Mais la grave maladie dont tu es atteint depuis quelques années, progresse malgré les soins et devient de plus en plus handicapante. Tu publies cependant en 1969, un ouvrage théorique « Pour une prospective marxiste » qui fait autorité. Tu écris de nombreux articles dans plusieurs revues et d’autres livres dont un sur la Roumanie. On doit t’opérer à plusieurs reprises. Tu deviens infirme, diminué physiquement, cloué dans un fauteuil roulant. Ta seconde épouse Yetto partage ton calvaire. Tous les deux vous forciez notre admiration car vous ne vous résigniez pas. Vous luttez contre la maladie avec courage. Tu résistes et tu continues à travailler. Si tes mains et tes articulations sont douloureuses et déformés affreusement, ton esprit est intact. Tu discutes avec la même vivacité, la même fougue. Tu continues à étudier et à publier.

 

Nous, tes amis, nous te voyons souvent depuis le retour des camps. Chaque année, aux alentours du 14 juillet, nous te retrouvons à Lanton dans ce coin de terre de Gironde qui t’a vu naitre, le berceau de ta famille que tu aimais tant et dont tu parlais avec beaucoup de respect. Nous ne manquions pas non plus l’occasion de passer te voir à Paris. Nous parlions de tes travaux sur l’économie des pays socialistes, du Vietnam qui avait toute ta sympathie, des grands problèmes politiques du moment. Mais aussi de la résistance et de la déportation. Nous parlions aussi de la Gironde et de Bordeaux et tu aimais Gasconner avec nous.

 

Combien je regrette, une fois devenu parisien moi-même, de ne pas avoir pu te voir plus souvent encore. Cet été, la maladie t’a emporté en nous laissant parfois l’espoir de te retrouver un jour comme avant. Tu as lutté jusqu’au bout avec la force de caractère que nous te connaissions. Maintenant ton martyr a cessé. Tu restes grand dans notre cœur, nous pleurons un camarade et un ami.

 

Chère Yetto, si affectueuse et si dévouée, ton épouse.
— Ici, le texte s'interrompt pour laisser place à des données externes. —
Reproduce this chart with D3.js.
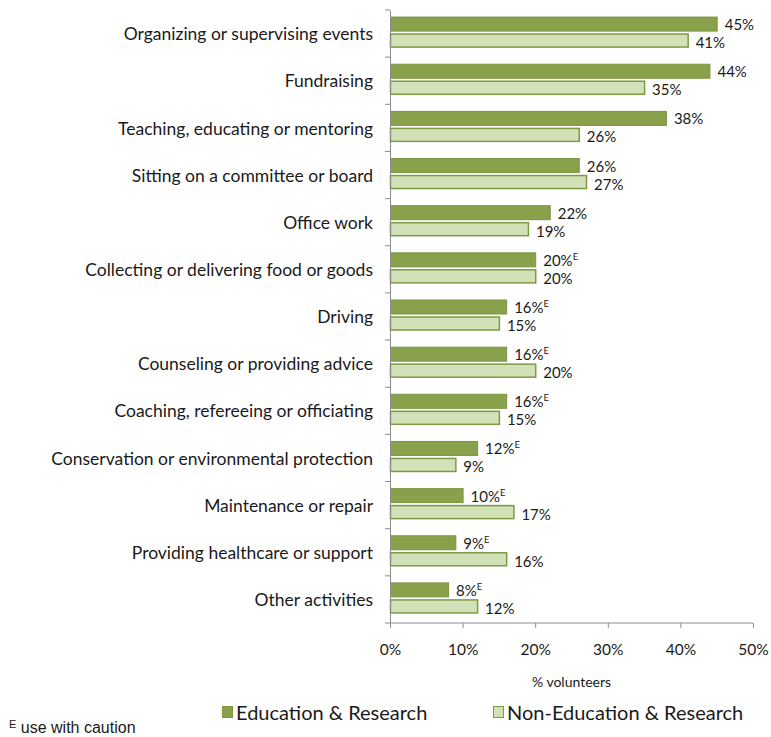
<!DOCTYPE html>
<html>
<head>
<meta charset="utf-8">
<script src="https://cdn.jsdelivr.net/npm/d3@7"></script>
<style>
  body { margin: 0; background: #fff; }
  svg { display: block; }
</style>
</head>
<body>
<svg id="chart" width="771" height="737"></svg>
<script>
// Volunteer activities: Education & Research vs other volunteers
const categories = [
  "Organizing or supervising events",
  "Fundraising",
  "Teaching, educating or mentoring",
  "Sitting on a committee or board",
  "Office work",
  "Collecting or delivering food or goods",
  "Driving",
  "Counseling or providing advice",
  "Coaching, refereeing or officiating",
  "Conservation or environmental protection",
  "Maintenance or repair",
  "Providing healthcare or support",
  "Other activities"
];
const eduValues    = [45, 44, 38, 26, 22, 20, 16, 16, 16, 12, 10, 9, 8];
const nonEduValues = [41, 35, 26, 27, 19, 20, 15, 20, 15, 9, 17, 16, 12];
// "E" = use with caution
const eduCaution   = [false, false, false, false, false, true, true, true, true, true, true, true, true];
const xTicks = [0, 10, 20, 30, 40, 50];
const seriesNames = ["Education & Research", "Non-Education & Research"];

const colors = {
  eduFill: "#8AA14B", eduStroke: "#7C9440",
  nonFill: "#D3E1B8", nonStroke: "#7C9A42",
  axis: "#8C8C8C", text: "#1a1a1a"
};
const font = "Lato, 'Open Sans', sans-serif";

const svg = d3.select("#chart");
const margin = { left: 390, right: 18, top: 10, bottom: 114 };
const W = 771, H = 737;

const x = d3.scaleLinear().domain([0, 50]).range([margin.left, W - margin.right]);
const y = d3.scaleBand().domain(categories).range([margin.top, H - margin.bottom]).padding(0);

const g = svg.append("g");

// bars
const rows = categories.map((c, i) => ({ c, edu: eduValues[i], non: nonEduValues[i], e: eduCaution[i] }));
const bw = y.bandwidth();

const row = g.selectAll("g.row").data(rows).join("g").attr("class", "row")
  .attr("transform", d => `translate(0,${y(d.c) + bw / 2})`);

row.append("rect")
  .attr("x", x(0) + 0.5)
  .attr("y", -16.5)
  .attr("width", d => x(d.edu) - x(0))
  .attr("height", 14)
  .attr("fill", colors.eduFill)
  .attr("stroke", colors.eduStroke)
  .attr("stroke-width", 1);

row.append("rect")
  .attr("x", x(0) + 0.5)
  .attr("y", 0.5)
  .attr("width", d => x(d.non) - x(0))
  .attr("height", 13)
  .attr("fill", colors.nonFill)
  .attr("stroke", colors.nonStroke)
  .attr("stroke-width", 1.5);

// value labels
const eduLbl = row.append("text")
  .attr("x", d => x(d.edu) + 8)
  .attr("y", -3.5)
  .attr("font-family", font).attr("font-size", 15).attr("fill", colors.text);
eduLbl.append("tspan").text(d => d.edu + "%");
eduLbl.filter(d => d.e).append("tspan")
  .attr("dy", -6).attr("font-size", 9.5).text("E");

row.append("text")
  .attr("x", d => x(d.non) + 8)
  .attr("y", 14.5)
  .attr("font-family", font).attr("font-size", 15).attr("fill", colors.text)
  .text(d => d.non + "%");

// y axis
const yAxis = d3.axisLeft(y).tickSize(0).tickPadding(17);
const yg = g.append("g").attr("transform", `translate(${x(0)},0)`).call(yAxis);
yg.select(".domain").attr("stroke", colors.axis);
yg.selectAll("text").attr("font-family", font).attr("font-size", 17.5).attr("fill", colors.text)
  .attr("dy", "0.38em");
// category boundary ticks
const bounds = categories.map(c => y(c)).concat([y.range()[1]]);
g.append("g").selectAll("line").data(bounds).join("line")
  .attr("x1", x(0) - 5).attr("x2", x(0))
  .attr("y1", d => d).attr("y2", d => d)
  .attr("stroke", colors.axis);

// x axis
const xAxis = d3.axisBottom(x).tickValues(xTicks).tickFormat(d => d + "%").tickSize(5).tickPadding(16);
const xg = g.append("g").attr("transform", `translate(0,${y.range()[1]})`).call(xAxis);
xg.select(".domain").attr("stroke", colors.axis).attr("d", `M${x(0)},0H${x(50)}`);
xg.selectAll("line").attr("stroke", colors.axis);
xg.selectAll("text").attr("font-family", font).attr("font-size", 15.5).attr("fill", colors.text);

// axis title
g.append("text")
  .attr("x", (x(0) + x(50)) / 2).attr("y", 687)
  .attr("text-anchor", "middle")
  .attr("font-family", font).attr("font-size", 14).attr("fill", colors.text)
  .text("% volunteers");

// legend
const legend = g.append("g");
const legItems = [
  { name: seriesNames[0], fill: colors.eduFill, stroke: colors.eduStroke, x: 222 },
  { name: seriesNames[1], fill: colors.nonFill, stroke: colors.nonStroke, x: 493 }
];
const li = legend.selectAll("g").data(legItems).join("g")
  .attr("transform", d => `translate(${d.x},706)`);
li.append("rect").attr("x", 0.5).attr("y", 0.5).attr("width", 10).attr("height", 11)
  .attr("fill", d => d.fill).attr("stroke", d => d.stroke);
li.append("text").attr("x", 14).attr("y", 13.5)
  .attr("font-family", font).attr("font-size", 20).attr("fill", colors.text)
  .text(d => d.name);

// footnote
const fn = g.append("text").attr("x", 9).attr("y", 733)
  .attr("font-family", "'Liberation Sans', Arial, sans-serif").attr("font-size", 16).attr("fill", colors.text);
fn.append("tspan").attr("font-size", 11).attr("dy", -5).text("E");
fn.append("tspan").attr("dy", 5).text(" use with caution");
</script>
</body>
</html>
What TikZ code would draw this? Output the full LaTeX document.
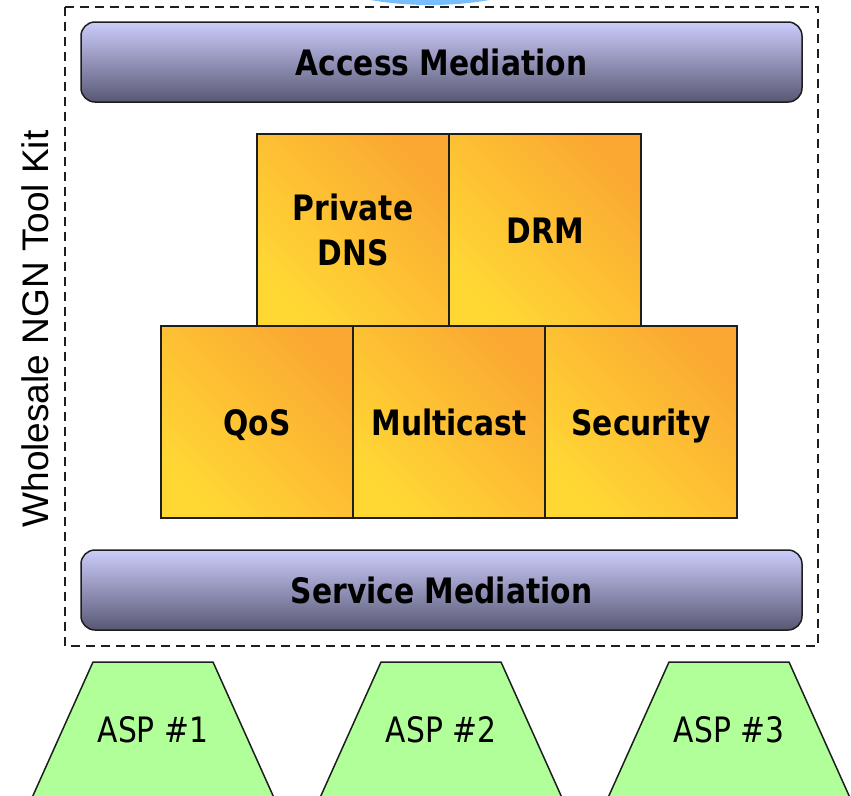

Chers Jacques et Ivan, tes fils, si douloureusement frappés.

Chères Jeannette et Nicole, tes belle-fille, tes petits enfants, Chères familles, accepter nos condoléances et nos sentiments de profonde affection.

 

Cher Léon,

Tu vas reposer dans ta terre natale. Nous ne t’oublierons pas.

 

Adieu cher camarade de lutte et de camp.

 

                                                                                                             Claude Meyroune

  

Notes d'Ivan Lavallée :

 

Claude Meyroune, ancien résistant, déporté politique, ami de Léon Lavallée. (Voir,  la biographie de Claude Meyroune décédé en décembre 2007)

 

Léon Lavallée né à Taussat en Décembre 1917 allée Robinville.

"Monté" à Paris en 1940 à la demande du Parti et a vendu l'usine de son père (les actuels ateliers municipaux de Lanton) pour relancer la revue « Economie et Politique ».

 Il a élaboré le premier plan économique pour Cuba, à la demande de Fidel et du Che, il a été l'un des tout premiers communistes (1949-50 ?) à aller en Chine populaire il a élaboré pour les vietnamiens un plan économique pour tenir sous les bombes états-uniennes.

 Sa première épouse, Raymonde Chasle, mère de ses fils, Jacques et Ivan a elle aussi été résistante, chef commando FTPF à la libération, elle s’empare de la mairie de Colombes.